Brightly-Painted Firearms Concern Calif. Cops

Police were issuing a warning Monday night about a growing trend of guns painted in vivid colors that make them appear to be toys.


MARTINEZ, Calif. --

Police were issuing a warning Monday night about a growing trend of guns being painted in vivid colors that make real firearms appear to be toys.

Authorities were concerned about the difficulty of telling the difference between these brightly colored real guns and fakes.

At Canyon Sports in Martinez, gun enthusiasts have the option of buying several guns that are painted in the brighter, more feminine colors aimed at female gun owners.

"Most of the pink guns are toward breast cancer awareness," said Canyon Sports owner Ron Kennedy.

But there is a downside to colorful guns.

"Certainly, a kid finding a pink gun is going to think it's less of an issue than a gun that is black and menacing looking," said Pleasant Hill Police Chief Pete Dunbar.

And the guns sold Canyon Sports don't compare to some of the other guns that have law enforcement concerned.

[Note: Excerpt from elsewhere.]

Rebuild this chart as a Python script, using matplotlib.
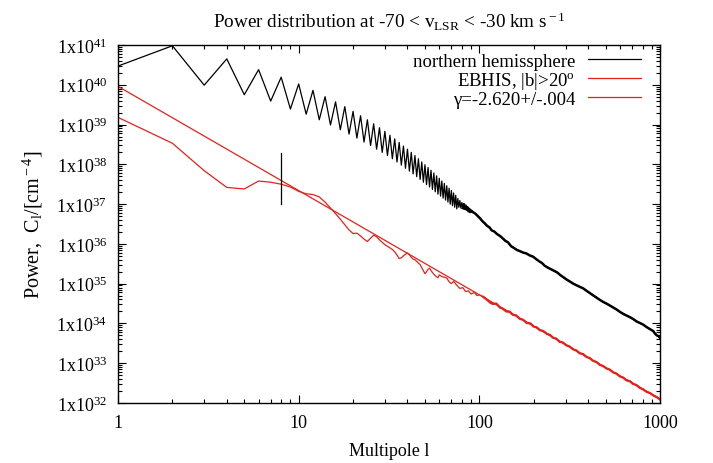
import numpy as np
import matplotlib
matplotlib.use("Agg")
import matplotlib.pyplot as plt
from matplotlib.ticker import FixedLocator, FuncFormatter, LogLocator, NullFormatter

plt.rcParams['font.family'] = ['Liberation Serif', 'DejaVu Serif']
plt.rcParams['mathtext.fontset'] = 'custom'
plt.rcParams['mathtext.rm'] = 'Liberation Serif'
plt.rcParams['mathtext.it'] = 'Liberation Serif:italic'

# ---- data (log10 of power) ----
# northern hemisphere: low multipoles, one value per l
north_l = list(range(1, 91)) + [
    92, 95, 98, 101, 104, 107, 110, 114, 117, 121, 125, 130, 134, 139, 144, 150,
    155, 161, 167, 175, 182, 190, 198, 206, 213, 222, 230, 240, 250, 260, 270, 280,
    292, 305, 318, 331, 345, 360, 376, 392, 410, 428, 445, 465, 485, 505, 528, 551,
    575, 600, 626, 652, 680, 711, 742, 775, 807, 842, 878, 916, 940, 960, 980, 1000]
north_log = [
    40.47, 40.98, 39.99, 40.65, 39.75, 40.38, 39.59, 40.19, 39.39, 40.02,
    39.26, 39.86, 39.12, 39.70, 38.99, 39.57, 38.87, 39.45, 38.76, 39.33,
    38.66, 39.22, 38.56, 39.12, 38.47, 39.02, 38.38, 38.92, 38.30, 38.83,
    38.22, 38.73, 38.14, 38.64, 38.06, 38.55, 37.98, 38.46, 37.90, 38.38,
    37.83, 38.30, 37.76, 38.22, 37.69, 38.14, 37.62, 38.06, 37.55, 37.99,
    37.49, 37.92, 37.43, 37.85, 37.37, 37.78, 37.31, 37.71, 37.25, 37.65,
    37.20, 37.58, 37.15, 37.52, 37.10, 37.46, 37.05, 37.40, 37.00, 37.34,
    36.96, 37.28, 36.92, 37.22, 36.88, 37.14, 36.92, 37.09, 36.90, 37.04,
    36.90, 37.00, 36.88, 36.96, 36.86, 36.92, 36.82, 36.88, 36.80, 36.84,
    36.80, 36.76, 36.70, 36.64, 36.57, 36.52, 36.46, 36.41, 36.34, 36.31,
    36.25, 36.20, 36.15, 36.08, 36.04, 35.94, 35.90, 35.85, 35.82, 35.78,
    35.76, 35.71, 35.68, 35.62, 35.57, 35.52, 35.45, 35.40, 35.36, 35.32,
    35.28, 35.22, 35.16, 35.10, 35.05, 35.00, 34.96, 34.92, 34.88, 34.82,
    34.76, 34.70, 34.65, 34.59, 34.54, 34.50, 34.45, 34.40, 34.35, 34.29,
    34.24, 34.20, 34.16, 34.11, 34.05, 34.01, 33.97, 33.91, 33.86, 33.81,
    33.74, 33.70, 33.68, 33.64]

# EBHIS |b|>20
ebhis_l = list(range(1, 61)) + [
    62, 64, 66, 68, 70, 72, 75, 78, 81, 84, 87, 90, 94, 97, 100, 105, 110, 115, 119,
    124, 130, 135, 141, 147, 153, 160, 167, 175, 183, 192, 200, 208, 216, 226, 236,
    246, 256, 266, 278, 290, 303, 316, 330, 344, 359, 375, 391, 408, 426, 445, 464,
    484, 505, 527, 550, 574, 599, 625, 652, 680, 710, 741, 774, 808, 843, 880, 918,
    958, 1000]
ebhis_log = [
    39.18, 38.53, 37.84, 37.42, 37.38, 37.58, 37.55, 37.50, 37.43, 37.32,
    37.26, 37.24, 37.18, 37.05, 36.90, 36.76, 36.62, 36.48, 36.35, 36.26,
    36.27, 36.20, 36.12, 36.06, 36.14, 36.22, 36.18, 36.10, 36.04, 35.98,
    35.94, 35.90, 35.86, 35.80, 35.72, 35.63, 35.65, 35.70, 35.74, 35.77,
    35.73, 35.66, 35.62, 35.60, 35.56, 35.52, 35.48, 35.40, 35.32, 35.25,
    35.30, 35.36, 35.39, 35.33, 35.28, 35.24, 35.20, 35.17, 35.15, 35.22,
    35.18, 35.16, 35.14, 35.05, 35.00, 35.06, 34.96, 34.88, 34.90, 34.80,
    34.82, 34.74, 34.78, 34.70, 34.72, 34.67, 34.60, 34.52, 34.49, 34.50,
    34.40, 34.37, 34.30, 34.30, 34.22, 34.20, 34.12, 34.09, 34.01, 34.00,
    33.92, 33.90, 33.83, 33.81, 33.74, 33.71, 33.64, 33.62, 33.54, 33.52,
    33.45, 33.42, 33.35, 33.32, 33.25, 33.23, 33.16, 33.13, 33.06, 33.03,
    32.96, 32.93, 32.87, 32.84, 32.77, 32.74, 32.67, 32.64, 32.57, 32.55,
    32.48, 32.45, 32.38, 32.34, 32.28, 32.25, 32.19, 32.15, 32.09]

# power-law fit, gamma = -2.620 (end points)
fit_l = [1, 1000]
fit_log = [39.96, 32.10]

# vertical marker at l = 8
mark_l = [8, 8]
mark_log = [38.29, 37.0]

north_c = 10 ** np.array(north_log)
ebhis_c = 10 ** np.array(ebhis_log)
fit_c = 10 ** np.array(fit_log)
mark_c = 10 ** np.array(mark_log)

red = '#e8201a'

fig = plt.figure(figsize=(7.13, 4.64), dpi=100)
ax = fig.add_axes([0.1655, 0.1293, 0.7602, 0.7716])

ax.plot(north_l, north_c, color='black', lw=0.9, label='northern hemissphere')
ax.plot(ebhis_l, ebhis_c, color=red, lw=0.9, label=r'EBHIS, |b|>20$^{\rm o}$')
ax.plot(fit_l, fit_c, color=red, lw=0.9, label=u'\u03b3=-2.620+/-.004')
# tails look thick in the original (dense noisy points)
ax.plot(north_l[80:], north_c[80:], color='black', lw=1.8)
ax.plot(ebhis_l[75:], ebhis_c[75:], color=red, lw=1.6)
ax.plot(mark_l, mark_c, color='black', lw=0.9)

ax.set_xscale('log')
ax.set_yscale('log')
ax.set_xlim(1, 1000)
ax.set_ylim(1e32, 1e41)

ax.xaxis.set_major_locator(FixedLocator([1, 10, 100, 1000]))
ax.xaxis.set_major_formatter(FuncFormatter(lambda v, p: '%d' % round(v)))
ax.xaxis.set_minor_locator(LogLocator(base=10, subs=np.arange(2, 10)))
ax.xaxis.set_minor_formatter(NullFormatter())
ax.yaxis.set_major_locator(FixedLocator([10.0 ** k for k in range(32, 42)]))
ax.yaxis.set_major_formatter(FuncFormatter(
    lambda v, p: r'1x10$^{%d}$' % round(np.log10(v))))
ax.yaxis.set_minor_locator(LogLocator(base=10, subs=np.arange(2, 10), numticks=20))
ax.yaxis.set_minor_formatter(NullFormatter())

ax.tick_params(which='both', direction='in', top=True, right=True, width=0.8)
ax.tick_params(which='major', length=6, labelsize=13, pad=8)
ax.tick_params(which='minor', length=3)
for s in ax.spines.values():
    s.set_linewidth(1.0)

ax.set_title(r'Power distribution at -70 < v$_{\rm LSR}$ < -30 km s$^{\rm -1}$',
             fontsize=13.8, pad=13)
ax.set_xlabel('Multipole l', fontsize=13, labelpad=8)
ax.set_ylabel(r'Power,  C$_{\rm l}$/[cm$^{\rm -4}$]', fontsize=14.5, labelpad=8)

ax.legend(loc='upper right', frameon=False, markerfirst=False, fontsize=13.5,
          handlelength=2.8, handletextpad=0.7, labelspacing=0.0,
          borderaxespad=0.2, bbox_to_anchor=(0.985, 1.01))

fig.savefig('out.png', dpi=100)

Some people are painting handguns and rifles with what's called Duracoat in dramatic colors and patterns.

"We're getting officer safety bulletins to be on the lookout for guns that look like toy guns," explained Dunbar. "Especially at night when you can't see much anyway, it just adds to the danger that law enforcement folks come into every day, where you don't know what's going to happen where what we thought was a toy gun was a real gun."

The Oakland Police Officers' Association has also been warning its members about this deceptive threat.

"The only thing I suspect is that if they get in a situation with a police officer that maybe the police officer will look at the weapon and think it's a toy, and potentially get a drop on a police officer," said Oakland Police Officers' Assoc. President Dominic Arotzarena.

Canyon Sports owner Kennedy said he doubted the painted guns were a serious threat.

"Most criminals spend very little money on their firearms," said Kennedy.

This warning comes during a January in which 15 officers have been killed across the United States, so it's no surprise that officers would be wary of any potential threat.